While Abu Dhabi already uses all of the TSE it produces for irrigation, Ejjeh says through the Federal Electricity and Water Authority a market for TSE is emerging in the northern emirates.

“The scarcity of water in the poorer northern emirates is such that a thriving market for TSE is emerging,” he says.

The combined stress put on water availability by increasing population and industrialisation in the region will mean TSE reuse will continue to grow throughout the region.

“It’s pretty clear that finally there is recognition that the greatest source of water in the region in terms of ease of economic access is waste water,” say Fleming.

But the critical questions are how fast, how far and at what cost will the TSE market grow?

Full potential for treated sewage effluent

For both Ejjeh and Fleming, there are several issues that still need to be addressed for TSE reuse to reach its full potential, namely encouraging the social acceptance of reusing wastewater; and concerns over the organisation of water authorities and the subsidising of water.

“The critical thought processes and masterplan of how to deal with water issues are missing,” says Fleming, saying that governments in the region need to identify not just how much reuse they want, but the different levels of treatment needed and different applications for it – so delivering the most cost-efficient solution.

“The complicating factor in the region is that the wastewater companies have been different to the water providers.

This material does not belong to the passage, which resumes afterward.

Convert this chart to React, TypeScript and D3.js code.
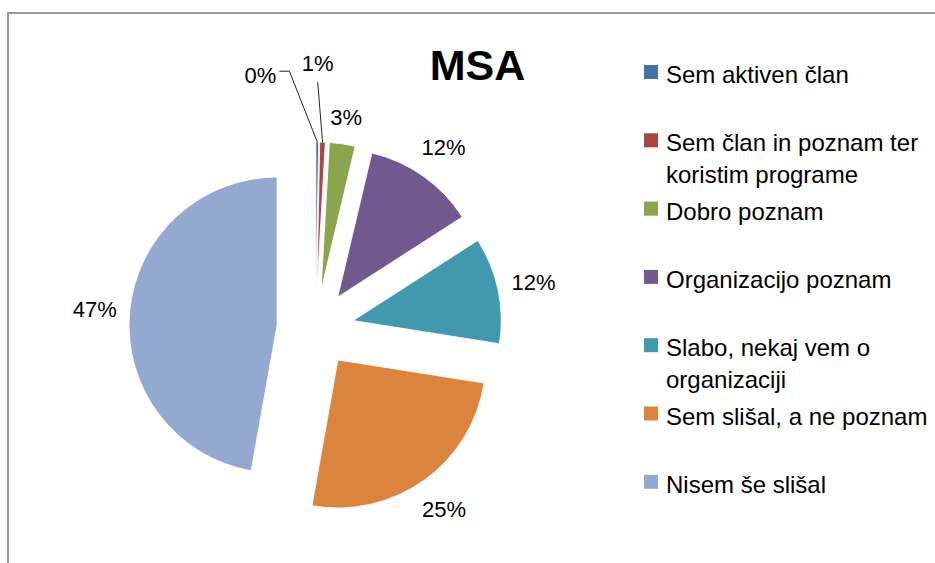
import React, { useEffect, useRef } from "react";
import * as d3 from "d3";

const title = "MSA";
const categories = [
  "Sem aktiven član",
  "Sem član in poznam ter koristim programe",
  "Dobro poznam",
  "Organizacijo poznam",
  "Slabo, nekaj vem o organizaciji",
  "Sem slišal, a ne poznam",
  "Nisem še slišal",
];
// share of answers, percent
const values = [0.3, 0.6, 2.8, 12.2, 11.6, 25.3, 47.2];
const colors = ["#4572A7", "#AA4643", "#89A54E", "#71588F", "#4198AF", "#DB843D", "#93A9CF"];

const W = 935;
const H = 563;
const font = "'Liberation Sans', Arial, sans-serif";

export default function App() {
  const ref = useRef<SVGSVGElement>(null);

  useEffect(() => {
    const svg = d3.select(ref.current);
    svg.selectAll("*").remove();

    // chart area frame (cut off on the right and bottom)
    svg
      .append("path")
      .attr("d", `M8,${H} V13 H${W}`)
      .attr("fill", "none")
      .attr("stroke", "#999")
      .attr("stroke-width", 2);

    const cx = 315.5;
    const cy = 328.5;
    const r = 148;
    const explode = 38.6;

    const pie = d3.pie<number>().sort(null).value((d) => d);
    const arcs = pie(values);
    const arc = d3.arc<d3.PieArcDatum<number>>().innerRadius(0).outerRadius(r);
    const fmt = (v: number) => `${Math.round(v)}%`;

    const dir = (a: number) => [Math.sin(a), -Math.cos(a)];

    const slices = svg.append("g");
    arcs.forEach((a, i) => {
      const [ux, uy] = dir((a.startAngle + a.endAngle) / 2);
      slices
        .append("path")
        .attr("transform", `translate(${cx + explode * ux},${cy + explode * uy})`)
        .attr("d", arc(a) as string)
        .attr("fill", colors[i])
        .attr("stroke", "#fff")
        .attr("stroke-width", 0.8);
    });

    // small slices get moved labels with leader lines
    const leaders: Record<number, { angle: number; len: number; tail: number }> = {
      0: { angle: -21.5, len: 76, tail: -10 },
      1: { angle: -4.6, len: 60, tail: 0 },
    };

    const labels = svg.append("g").attr("font-family", font).attr("font-size", 22).attr("fill", "#000");
    arcs.forEach((a, i) => {
      const [ux, uy] = dir((a.startAngle + a.endAngle) / 2);
      const ax = cx + explode * ux;
      const ay = cy + explode * uy;
      const ex = ax + r * ux;
      const ey = ay + r * uy;
      const t = labels.append("text").attr("dy", "0.35em").text(fmt(values[i]));
      const ld = leaders[i];
      if (ld) {
        const la = (ld.angle * Math.PI) / 180;
        const lx = ex + ld.len * Math.sin(la);
        const ly = ey - ld.len * Math.cos(la);
        const tx = lx + ld.tail;
        svg
          .append("path")
          .attr("d", `M${ex},${ey} L${lx},${ly} L${tx},${ly}`)
          .attr("fill", "none")
          .attr("stroke", "#222")
          .attr("stroke-width", 1);
        if (ld.tail < 0) {
          t.attr("text-anchor", "end").attr("x", tx - 3).attr("y", ly + 4);
        } else {
          t.attr("text-anchor", "middle").attr("x", tx).attr("y", ly - 19);
        }
      } else {
        const bb = (t.node() as SVGTextElement).getBBox();
        const pad = 12;
        const off = pad + (bb.width / 2) * Math.abs(ux) + (bb.height / 2) * Math.abs(uy);
        t.attr("text-anchor", "middle").attr("x", ex + off * ux).attr("y", ey + off * uy);
      }
    });

    svg
      .append("text")
      .attr("x", 477.5)
      .attr("y", 80)
      .attr("text-anchor", "middle")
      .attr("font-family", font)
      .attr("font-weight", "bold")
      .attr("font-size", 43)
      .attr("fill", "#000")
      .text(title);

    // legend
    const legend = svg.append("g").attr("font-family", font).attr("font-size", 24).attr("fill", "#000");
    const startY = 83;
    const step = 68.3;
    const lineH = 32;
    const wrapW = 265;
    categories.forEach((c, i) => {
      const y = startY + i * step;
      legend
        .append("rect")
        .attr("x", 644)
        .attr("y", y - 18)
        .attr("width", 14)
        .attr("height", 14)
        .attr("fill", colors[i]);
      const words = c.split(" ");
      let line: string[] = [];
      let row = 0;
      let t = legend.append("text").attr("x", 666).attr("y", y);
      words.forEach((w) => {
        line.push(w);
        t.text(line.join(" "));
        if ((t.node() as SVGTextElement).getComputedTextLength() > wrapW && line.length > 1) {
          line.pop();
          t.text(line.join(" "));
          line = [w];
          row += 1;
          t = legend.append("text").attr("x", 666).attr("y", y + row * lineH).text(w);
        }
      });
    });
  }, []);

  return (
    <svg
      ref={ref}
      width={W}
      height={H}
      style={{ position: "absolute", left: 0, top: 0, background: "#fff" }}
    />
  );
}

So you have contracts only about managing waste, not looking at a potential source of water. The issue is political, not technical.”

Ejjeh praises Abu Dhabi for leading the way in bringing wastewater services into the Abu Dhabi Water and Electricity Authority, but adds that until the large water subsidies in countries such as Saudi Arabia are removed, growth of TSE as a water source at a commercial level is likely to remain restricted.

“In my ideal world, you have full cost recovery of everything, because only then do you reach the right conclusions as to what your priorities should be in water,” he says. “This is unlikely to happen in the Gulf states for the time being.”